* _Given instruction_
Copy from the first line below down to and including the line with "const FONT = 'DejaVu Sans';". Skip the pictures.
_ _ _
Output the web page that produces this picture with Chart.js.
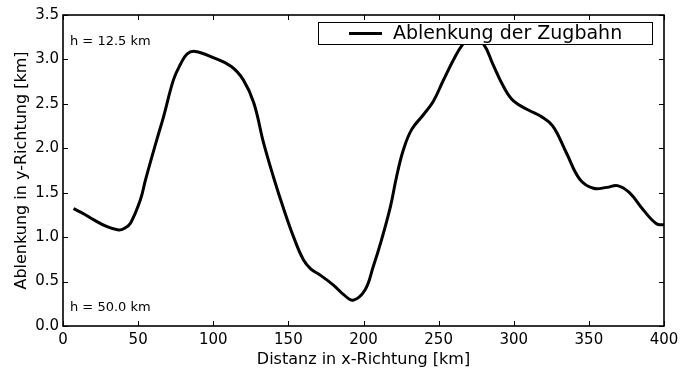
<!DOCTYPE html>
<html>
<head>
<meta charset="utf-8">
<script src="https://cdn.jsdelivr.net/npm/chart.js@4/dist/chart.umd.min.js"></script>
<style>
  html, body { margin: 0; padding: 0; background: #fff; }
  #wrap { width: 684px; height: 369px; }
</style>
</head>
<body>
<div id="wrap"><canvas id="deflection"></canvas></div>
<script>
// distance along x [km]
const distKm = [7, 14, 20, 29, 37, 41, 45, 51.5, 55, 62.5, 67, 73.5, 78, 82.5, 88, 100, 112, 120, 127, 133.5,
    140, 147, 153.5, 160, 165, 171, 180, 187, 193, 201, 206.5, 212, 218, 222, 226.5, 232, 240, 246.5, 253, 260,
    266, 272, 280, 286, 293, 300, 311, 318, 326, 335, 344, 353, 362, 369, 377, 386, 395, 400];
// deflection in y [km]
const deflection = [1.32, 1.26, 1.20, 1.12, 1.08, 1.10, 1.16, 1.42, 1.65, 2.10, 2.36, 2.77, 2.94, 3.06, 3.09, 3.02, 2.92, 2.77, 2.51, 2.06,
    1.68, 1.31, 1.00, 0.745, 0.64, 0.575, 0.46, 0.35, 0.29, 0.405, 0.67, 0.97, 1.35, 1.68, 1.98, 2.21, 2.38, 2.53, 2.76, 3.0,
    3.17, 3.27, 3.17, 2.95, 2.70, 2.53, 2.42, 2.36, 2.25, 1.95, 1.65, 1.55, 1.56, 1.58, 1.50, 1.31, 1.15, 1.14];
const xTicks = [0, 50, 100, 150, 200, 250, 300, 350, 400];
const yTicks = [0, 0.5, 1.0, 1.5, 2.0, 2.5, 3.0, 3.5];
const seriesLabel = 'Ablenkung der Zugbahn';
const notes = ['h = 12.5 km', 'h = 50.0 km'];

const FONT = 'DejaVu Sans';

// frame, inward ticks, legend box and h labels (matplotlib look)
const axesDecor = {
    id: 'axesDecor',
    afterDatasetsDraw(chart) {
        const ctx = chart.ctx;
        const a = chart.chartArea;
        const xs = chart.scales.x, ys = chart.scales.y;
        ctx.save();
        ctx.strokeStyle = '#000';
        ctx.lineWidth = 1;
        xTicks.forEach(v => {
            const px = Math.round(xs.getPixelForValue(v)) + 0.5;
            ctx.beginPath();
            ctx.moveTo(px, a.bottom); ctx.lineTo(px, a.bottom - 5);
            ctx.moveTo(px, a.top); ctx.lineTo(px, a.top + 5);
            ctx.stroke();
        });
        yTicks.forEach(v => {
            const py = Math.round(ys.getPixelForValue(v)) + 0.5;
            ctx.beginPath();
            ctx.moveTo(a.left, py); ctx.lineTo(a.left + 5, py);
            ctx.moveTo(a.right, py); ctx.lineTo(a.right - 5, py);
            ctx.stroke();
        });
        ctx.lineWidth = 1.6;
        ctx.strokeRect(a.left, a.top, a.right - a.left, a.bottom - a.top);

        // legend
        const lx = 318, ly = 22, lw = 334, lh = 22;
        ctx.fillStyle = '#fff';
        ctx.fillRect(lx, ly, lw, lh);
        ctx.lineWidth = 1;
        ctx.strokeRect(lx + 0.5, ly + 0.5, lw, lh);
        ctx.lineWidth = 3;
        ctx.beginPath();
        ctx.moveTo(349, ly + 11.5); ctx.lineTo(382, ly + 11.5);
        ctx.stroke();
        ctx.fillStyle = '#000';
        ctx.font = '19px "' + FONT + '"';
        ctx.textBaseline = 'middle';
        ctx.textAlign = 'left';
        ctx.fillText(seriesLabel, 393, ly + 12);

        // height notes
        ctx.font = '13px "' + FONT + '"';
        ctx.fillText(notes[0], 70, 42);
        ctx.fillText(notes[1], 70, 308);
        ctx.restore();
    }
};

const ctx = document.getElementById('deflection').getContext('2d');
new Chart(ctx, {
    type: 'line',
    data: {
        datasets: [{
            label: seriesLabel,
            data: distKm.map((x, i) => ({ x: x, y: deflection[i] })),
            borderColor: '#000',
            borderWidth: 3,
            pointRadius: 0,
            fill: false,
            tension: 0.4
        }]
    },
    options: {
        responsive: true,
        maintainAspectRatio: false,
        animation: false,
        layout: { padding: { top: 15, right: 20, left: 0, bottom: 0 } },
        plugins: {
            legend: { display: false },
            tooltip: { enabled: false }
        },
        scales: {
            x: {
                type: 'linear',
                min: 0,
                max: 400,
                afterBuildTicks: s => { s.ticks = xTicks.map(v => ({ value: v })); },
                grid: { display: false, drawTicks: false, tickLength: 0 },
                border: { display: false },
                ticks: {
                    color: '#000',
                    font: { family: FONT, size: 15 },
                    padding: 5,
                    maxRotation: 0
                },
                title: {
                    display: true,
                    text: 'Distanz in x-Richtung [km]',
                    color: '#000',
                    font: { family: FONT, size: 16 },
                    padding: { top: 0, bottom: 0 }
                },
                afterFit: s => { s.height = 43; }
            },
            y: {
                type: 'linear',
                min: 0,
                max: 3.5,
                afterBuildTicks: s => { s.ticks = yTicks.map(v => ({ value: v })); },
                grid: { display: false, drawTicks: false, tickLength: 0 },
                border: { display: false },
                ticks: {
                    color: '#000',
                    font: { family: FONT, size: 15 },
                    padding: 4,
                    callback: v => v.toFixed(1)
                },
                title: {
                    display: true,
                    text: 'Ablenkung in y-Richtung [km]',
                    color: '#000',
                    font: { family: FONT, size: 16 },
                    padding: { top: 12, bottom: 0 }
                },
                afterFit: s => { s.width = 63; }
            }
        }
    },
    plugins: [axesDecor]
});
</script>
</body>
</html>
_ _ _
* _Expected answer_
Output the web page that produces this picture with Chart.js.
<!DOCTYPE html>
<html>
<head>
<meta charset="utf-8">
<script src="https://cdn.jsdelivr.net/npm/chart.js@4/dist/chart.umd.min.js"></script>
<style>
  html, body { margin: 0; padding: 0; background: #fff; }
  #wrap { width: 684px; height: 369px; }
</style>
</head>
<body>
<div id="wrap"><canvas id="deflection"></canvas></div>
<script>
// distance along x [km]
const distKm = [7, 14, 20, 29, 37, 41, 45, 51.5, 55, 62.5, 67, 73.5, 78, 82.5, 88, 100, 112, 120, 127, 133.5,
    140, 147, 153.5, 160, 165, 171, 180, 187, 193, 201, 206.5, 212, 218, 222, 226.5, 232, 240, 246.5, 253, 260,
    266, 272, 280, 286, 293, 300, 311, 318, 326, 335, 344, 353, 362, 369, 377, 386, 395, 400];
// deflection in y [km]
const deflection = [1.32, 1.26, 1.20, 1.12, 1.08, 1.10, 1.16, 1.42, 1.65, 2.10, 2.36, 2.77, 2.94, 3.06, 3.09, 3.02, 2.92, 2.77, 2.51, 2.06,
    1.68, 1.31, 1.00, 0.745, 0.64, 0.575, 0.46, 0.35, 0.29, 0.405, 0.67, 0.97, 1.35, 1.68, 1.98, 2.21, 2.38, 2.53, 2.76, 3.0,
    3.17, 3.27, 3.17, 2.95, 2.70, 2.53, 2.42, 2.36, 2.25, 1.95, 1.65, 1.55, 1.56, 1.58, 1.50, 1.31, 1.15, 1.14];
const xTicks = [0, 50, 100, 150, 200, 250, 300, 350, 400];
const yTicks = [0, 0.5, 1.0, 1.5, 2.0, 2.5, 3.0, 3.5];
const seriesLabel = 'Ablenkung der Zugbahn';
const notes = ['h = 12.5 km', 'h = 50.0 km'];

const FONT = 'DejaVu Sans';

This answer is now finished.